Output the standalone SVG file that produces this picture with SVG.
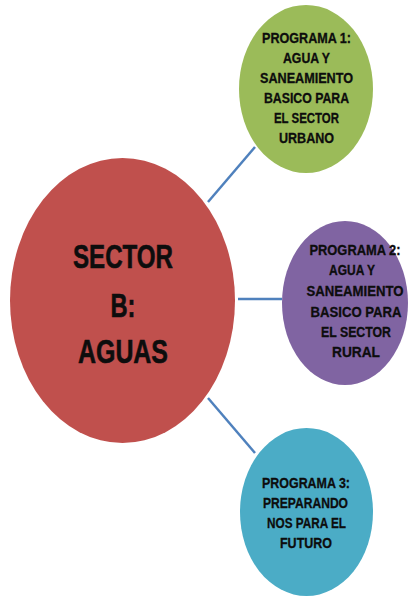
<svg xmlns="http://www.w3.org/2000/svg" width="412" height="598" viewBox="0 0 412 598">
<style>
.t{font-family:"Liberation Sans",Arial,sans-serif;font-weight:bold;fill:#0d0d0d;stroke:#0d0d0d;text-anchor:middle}
.s{font-size:14.5px;stroke-width:0.3}
.b{font-size:33px;stroke-width:0.6}
.c{stroke:#4F81BD;stroke-width:2.5;fill:none}
</style>
<rect width="412" height="598" fill="#ffffff"/>
<g id="connectors">
<line class="c" x1="208" y1="202" x2="255" y2="147"/>
<line class="c" x1="238" y1="299" x2="282" y2="299"/>
<line class="c" x1="208" y1="398" x2="255" y2="453"/>
</g>
<g id="sector-b">
<ellipse cx="122.5" cy="300.5" rx="112.5" ry="142.5" fill="#C0504D"/>
<text class="t b" x="123" y="268" textLength="100" lengthAdjust="spacingAndGlyphs">SECTOR</text>
<text class="t b" x="123" y="317" textLength="25" lengthAdjust="spacingAndGlyphs">B:</text>
<text class="t b" x="123" y="363" textLength="90" lengthAdjust="spacingAndGlyphs">AGUAS</text>
</g>
<g id="programa-1">
<ellipse cx="306" cy="89" rx="67" ry="84" fill="#9BBB59"/>
<text class="t s" x="306.5" y="43" textLength="89" lengthAdjust="spacingAndGlyphs">PROGRAMA 1:</text>
<text class="t s" x="306.5" y="63" textLength="47" lengthAdjust="spacingAndGlyphs">AGUA Y</text>
<text class="t s" x="306.5" y="83" textLength="93" lengthAdjust="spacingAndGlyphs">SANEAMIENTO</text>
<text class="t s" x="306.5" y="103" textLength="85" lengthAdjust="spacingAndGlyphs">BASICO PARA</text>
<text class="t s" x="306.5" y="123" textLength="65" lengthAdjust="spacingAndGlyphs">EL SECTOR</text>
<text class="t s" x="306.5" y="143" textLength="55" lengthAdjust="spacingAndGlyphs">URBANO</text>
</g>
<g id="programa-2">
<ellipse cx="345" cy="303" rx="63" ry="82" fill="#8064A2"/>
<text class="t s" x="355" y="255" textLength="91" lengthAdjust="spacingAndGlyphs">PROGRAMA 2:</text>
<text class="t s" x="352" y="275" textLength="46" lengthAdjust="spacingAndGlyphs">AGUA Y</text>
<text class="t s" x="355" y="296" textLength="97" lengthAdjust="spacingAndGlyphs">SANEAMIENTO</text>
<text class="t s" x="356" y="317" textLength="91" lengthAdjust="spacingAndGlyphs">BASICO PARA</text>
<text class="t s" x="356" y="337" textLength="70" lengthAdjust="spacingAndGlyphs">EL SECTOR</text>
<text class="t s" x="356" y="357" textLength="48" lengthAdjust="spacingAndGlyphs">RURAL</text>
</g>
<g id="programa-3">
<ellipse cx="306.5" cy="512" rx="66.5" ry="84" fill="#4BACC6"/>
<text class="t s" x="306" y="488" textLength="88" lengthAdjust="spacingAndGlyphs">PROGRAMA 3:</text>
<text class="t s" x="305.5" y="508" textLength="85" lengthAdjust="spacingAndGlyphs">PREPARANDO</text>
<text class="t s" x="306.5" y="528" textLength="79" lengthAdjust="spacingAndGlyphs">NOS PARA EL</text>
<text class="t s" x="306" y="548" textLength="52" lengthAdjust="spacingAndGlyphs">FUTURO</text>
</g>
</svg>
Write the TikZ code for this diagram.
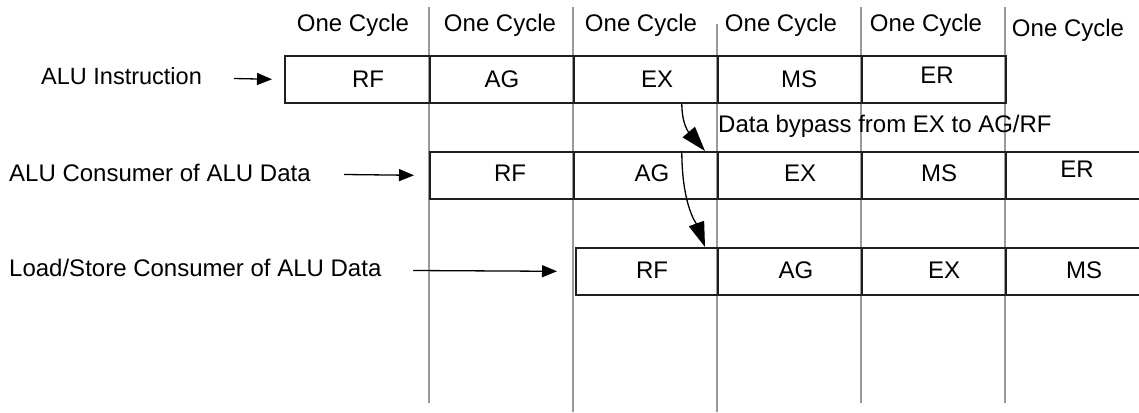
\documentclass[tikz,border=0pt]{standalone}
\usepackage{fontspec}
\setmainfont{Liberation Sans}
\usetikzlibrary{arrows.meta}
\begin{document}
\begin{tikzpicture}[x=1pt,y=-1pt,
  gridline/.style={draw=black!40, line width=1.3pt},
  box/.style={draw=black!88, line width=1.6pt, rectangle, minimum height=47pt, inner sep=0pt, anchor=north west},
  txt/.style={font=\fontsize{24}{27}\selectfont, inner sep=0pt, anchor=base},
  ltxt/.style={font=\fontsize{24}{27}\selectfont, inner sep=0pt, anchor=base west},
  feed/.style={-{Triangle[length=15pt,width=12pt]}, line width=1.3pt},
  bypass/.style={-{Triangle[length=25pt,width=16pt]}, line width=1.3pt}]
\useasboundingbox (0,0) rectangle (1139,412);
\clip (0,0) rectangle (1139,412);

% cycle separators
\draw[gridline] (429,7) -- (429,403);
\draw[gridline] (573,7) -- (573,412);
\draw[gridline] (717,24) -- (717,412);
\draw[gridline] (861,7) -- (861,403);
\draw[gridline] (1005,7) -- (1005,403);

% headers
\node[txt] (h1) at (353,32) {One Cycle};
\node[txt] (h2) at (500,32) {One Cycle};
\node[txt] (h3) at (641,32) {One Cycle};
\node[txt] (h4) at (781,32) {One Cycle};
\node[txt] (h5) at (926,32) {One Cycle};
\node[txt] (h6) at (1068,37) {One Cycle};

% row 1
\node[box, minimum width=145pt] (r1rf) at (284,55) {};
\node[box, minimum width=144pt] (r1ag) at (429,55) {};
\node[box, minimum width=144pt] (r1ex) at (573,55) {};
\node[box, minimum width=144pt] (r1ms) at (717,55) {};
\node[box, minimum width=144pt] (r1er) at (861,55) {};
\node[txt] (t1rf) at (368,87) {RF};
\node[txt] (t1ag) at (502,87) {AG};
\node[txt] (t1ex) at (657,87) {EX};
\node[txt] (t1ms) at (799,87) {MS};
\node[txt] (t1er) at (937,83) {ER};

% row 2
\node[box, minimum width=144pt] (r2rf) at (429,151) {};
\node[box, minimum width=144pt] (r2ag) at (573,151) {};
\node[box, minimum width=144pt] (r2ex) at (717,151) {};
\node[box, minimum width=144pt] (r2ms) at (861,151) {};
\node[box, minimum width=160pt] (r2er) at (1005,151) {};
\node[txt] (t2rf) at (510,181) {RF};
\node[txt] (t2ag) at (652,181) {AG};
\node[txt] (t2ex) at (800,181) {EX};
\node[txt] (t2ms) at (939,181) {MS};
\node[txt] (t2er) at (1077,177) {ER};

% row 3
\node[box, minimum width=142pt] (r3rf) at (575,247) {};
\node[box, minimum width=144pt] (r3ag) at (717,247) {};
\node[box, minimum width=144pt] (r3ex) at (861,247) {};
\node[box, minimum width=160pt] (r3ms) at (1005,247) {};
\node[txt] (t3rf) at (652,278) {RF};
\node[txt] (t3ag) at (796,278) {AG};
\node[txt] (t3ex) at (944,278) {EX};
\node[txt] (t3ms) at (1084,278) {MS};

% left labels
\node[ltxt, font=\fontsize{23.5}{27}\selectfont] (l1) at (41,84) {ALU Instruction};
\node[ltxt] (l2) at (9,181) {ALU Consumer of ALU Data};
\node[ltxt] (l3) at (9,276) {Load/Store Consumer of ALU Data};

\coordinate (f1) at (234,78.5);
\coordinate (f2) at (344,174.5);
\coordinate (f3) at (413,270.5);
\draw[feed] (f1) -- ([xshift=-12pt]r1rf.west);
\draw[feed] (f2) -- ([xshift=-15pt]r2rf.west);
\draw[feed] (f3) -- ([xshift=-18pt]r3rf.west);

% bypass
\node[ltxt] (bp) at (718,132) {Data bypass from EX to AG/RF};
\draw[bypass] ([xshift=36pt]r1ex.south) .. controls +(0,26) and +(-12,-14) .. ([xshift=-12pt]r2ex.north west);
\draw[bypass] ([xshift=36pt]r2ag.north) .. controls +(0,55) and +(-8,-22) .. ([xshift=-12pt]r3ag.north west);
\end{tikzpicture}
\end{document}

++++++

WRITTEN EXERCISE:
Copy every line of the data word for word, omitting the images.

SOLUTION:
Output the standalone SVG file that produces this picture with SVG.
<svg xmlns="http://www.w3.org/2000/svg" width="412" height="598" viewBox="0 0 412 598">
<style>
.t{font-family:"Liberation Sans",Arial,sans-serif;font-weight:bold;fill:#0d0d0d;stroke:#0d0d0d;text-anchor:middle}
.s{font-size:14.5px;stroke-width:0.3}
.b{font-size:33px;stroke-width:0.6}
.c{stroke:#4F81BD;stroke-width:2.5;fill:none}
</style>
<rect width="412" height="598" fill="#ffffff"/>
<g id="connectors">
<line class="c" x1="208" y1="202" x2="255" y2="147"/>
<line class="c" x1="238" y1="299" x2="282" y2="299"/>
<line class="c" x1="208" y1="398" x2="255" y2="453"/>
</g>
<g id="sector-b">
<ellipse cx="122.5" cy="300.5" rx="112.5" ry="142.5" fill="#C0504D"/>
<text class="t b" x="123" y="268" textLength="100" lengthAdjust="spacingAndGlyphs">SECTOR</text>
<text class="t b" x="123" y="317" textLength="25" lengthAdjust="spacingAndGlyphs">B:</text>
<text class="t b" x="123" y="363" textLength="90" lengthAdjust="spacingAndGlyphs">AGUAS</text>
</g>
<g id="programa-1">
<ellipse cx="306" cy="89" rx="67" ry="84" fill="#9BBB59"/>
<text class="t s" x="306.5" y="43" textLength="89" lengthAdjust="spacingAndGlyphs">PROGRAMA 1:</text>
<text class="t s" x="306.5" y="63" textLength="47" lengthAdjust="spacingAndGlyphs">AGUA Y</text>
<text class="t s" x="306.5" y="83" textLength="93" lengthAdjust="spacingAndGlyphs">SANEAMIENTO</text>
<text class="t s" x="306.5" y="103" textLength="85" lengthAdjust="spacingAndGlyphs">BASICO PARA</text>
<text class="t s" x="306.5" y="123" textLength="65" lengthAdjust="spacingAndGlyphs">EL SECTOR</text>
<text class="t s" x="306.5" y="143" textLength="55" lengthAdjust="spacingAndGlyphs">URBANO</text>
</g>
<g id="programa-2">
<ellipse cx="345" cy="303" rx="63" ry="82" fill="#8064A2"/>
<text class="t s" x="355" y="255" textLength="91" lengthAdjust="spacingAndGlyphs">PROGRAMA 2:</text>
<text class="t s" x="352" y="275" textLength="46" lengthAdjust="spacingAndGlyphs">AGUA Y</text>
<text class="t s" x="355" y="296" textLength="97" lengthAdjust="spacingAndGlyphs">SANEAMIENTO</text>
<text class="t s" x="356" y="317" textLength="91" lengthAdjust="spacingAndGlyphs">BASICO PARA</text>
<text class="t s" x="356" y="337" textLength="70" lengthAdjust="spacingAndGlyphs">EL SECTOR</text>
<text class="t s" x="356" y="357" textLength="48" lengthAdjust="spacingAndGlyphs">RURAL</text>
</g>
<g id="programa-3">
<ellipse cx="306.5" cy="512" rx="66.5" ry="84" fill="#4BACC6"/>
<text class="t s" x="306" y="488" textLength="88" lengthAdjust="spacingAndGlyphs">PROGRAMA 3:</text>
<text class="t s" x="305.5" y="508" textLength="85" lengthAdjust="spacingAndGlyphs">PREPARANDO</text>
<text class="t s" x="306.5" y="528" textLength="79" lengthAdjust="spacingAndGlyphs">NOS PARA EL</text>
<text class="t s" x="306" y="548" textLength="52" lengthAdjust="spacingAndGlyphs">FUTURO</text>
</g>
</svg>
Write the TikZ code for this diagram.
\documentclass[tikz,border=0pt]{standalone}
\usepackage{fontspec}
\setmainfont{Liberation Sans}
\usetikzlibrary{arrows.meta}
\begin{document}
\begin{tikzpicture}[x=1pt,y=-1pt,
  gridline/.style={draw=black!40, line width=1.3pt},
  box/.style={draw=black!88, line width=1.6pt, rectangle, minimum height=47pt, inner sep=0pt, anchor=north west},
  txt/.style={font=\fontsize{24}{27}\selectfont, inner sep=0pt, anchor=base},
  ltxt/.style={font=\fontsize{24}{27}\selectfont, inner sep=0pt, anchor=base west},
  feed/.style={-{Triangle[length=15pt,width=12pt]}, line width=1.3pt},
  bypass/.style={-{Triangle[length=25pt,width=16pt]}, line width=1.3pt}]
\useasboundingbox (0,0) rectangle (1139,412);
\clip (0,0) rectangle (1139,412);

% cycle separators
\draw[gridline] (429,7) -- (429,403);
\draw[gridline] (573,7) -- (573,412);
\draw[gridline] (717,24) -- (717,412);
\draw[gridline] (861,7) -- (861,403);
\draw[gridline] (1005,7) -- (1005,403);

% headers
\node[txt] (h1) at (353,32) {One Cycle};
\node[txt] (h2) at (500,32) {One Cycle};
\node[txt] (h3) at (641,32) {One Cycle};
\node[txt] (h4) at (781,32) {One Cycle};
\node[txt] (h5) at (926,32) {One Cycle};
\node[txt] (h6) at (1068,37) {One Cycle};

% row 1
\node[box, minimum width=145pt] (r1rf) at (284,55) {};
\node[box, minimum width=144pt] (r1ag) at (429,55) {};
\node[box, minimum width=144pt] (r1ex) at (573,55) {};
\node[box, minimum width=144pt] (r1ms) at (717,55) {};
\node[box, minimum width=144pt] (r1er) at (861,55) {};
\node[txt] (t1rf) at (368,87) {RF};
\node[txt] (t1ag) at (502,87) {AG};
\node[txt] (t1ex) at (657,87) {EX};
\node[txt] (t1ms) at (799,87) {MS};
\node[txt] (t1er) at (937,83) {ER};

% row 2
\node[box, minimum width=144pt] (r2rf) at (429,151) {};
\node[box, minimum width=144pt] (r2ag) at (573,151) {};
\node[box, minimum width=144pt] (r2ex) at (717,151) {};
\node[box, minimum width=144pt] (r2ms) at (861,151) {};
\node[box, minimum width=160pt] (r2er) at (1005,151) {};
\node[txt] (t2rf) at (510,181) {RF};
\node[txt] (t2ag) at (652,181) {AG};
\node[txt] (t2ex) at (800,181) {EX};
\node[txt] (t2ms) at (939,181) {MS};
\node[txt] (t2er) at (1077,177) {ER};

% row 3
\node[box, minimum width=142pt] (r3rf) at (575,247) {};
\node[box, minimum width=144pt] (r3ag) at (717,247) {};
\node[box, minimum width=144pt] (r3ex) at (861,247) {};
\node[box, minimum width=160pt] (r3ms) at (1005,247) {};
\node[txt] (t3rf) at (652,278) {RF};
\node[txt] (t3ag) at (796,278) {AG};
\node[txt] (t3ex) at (944,278) {EX};
\node[txt] (t3ms) at (1084,278) {MS};

% left labels
\node[ltxt, font=\fontsize{23.5}{27}\selectfont] (l1) at (41,84) {ALU Instruction};
\node[ltxt] (l2) at (9,181) {ALU Consumer of ALU Data};
\node[ltxt] (l3) at (9,276) {Load/Store Consumer of ALU Data};

\coordinate (f1) at (234,78.5);
\coordinate (f2) at (344,174.5);
\coordinate (f3) at (413,270.5);
\draw[feed] (f1) -- ([xshift=-12pt]r1rf.west);
\draw[feed] (f2) -- ([xshift=-15pt]r2rf.west);
\draw[feed] (f3) -- ([xshift=-18pt]r3rf.west);

% bypass
\node[ltxt] (bp) at (718,132) {Data bypass from EX to AG/RF};
\draw[bypass] ([xshift=36pt]r1ex.south) .. controls +(0,26) and +(-12,-14) .. ([xshift=-12pt]r2ex.north west);
\draw[bypass] ([xshift=36pt]r2ag.north) .. controls +(0,55) and +(-8,-22) .. ([xshift=-12pt]r3ag.north west);
\end{tikzpicture}
\end{document}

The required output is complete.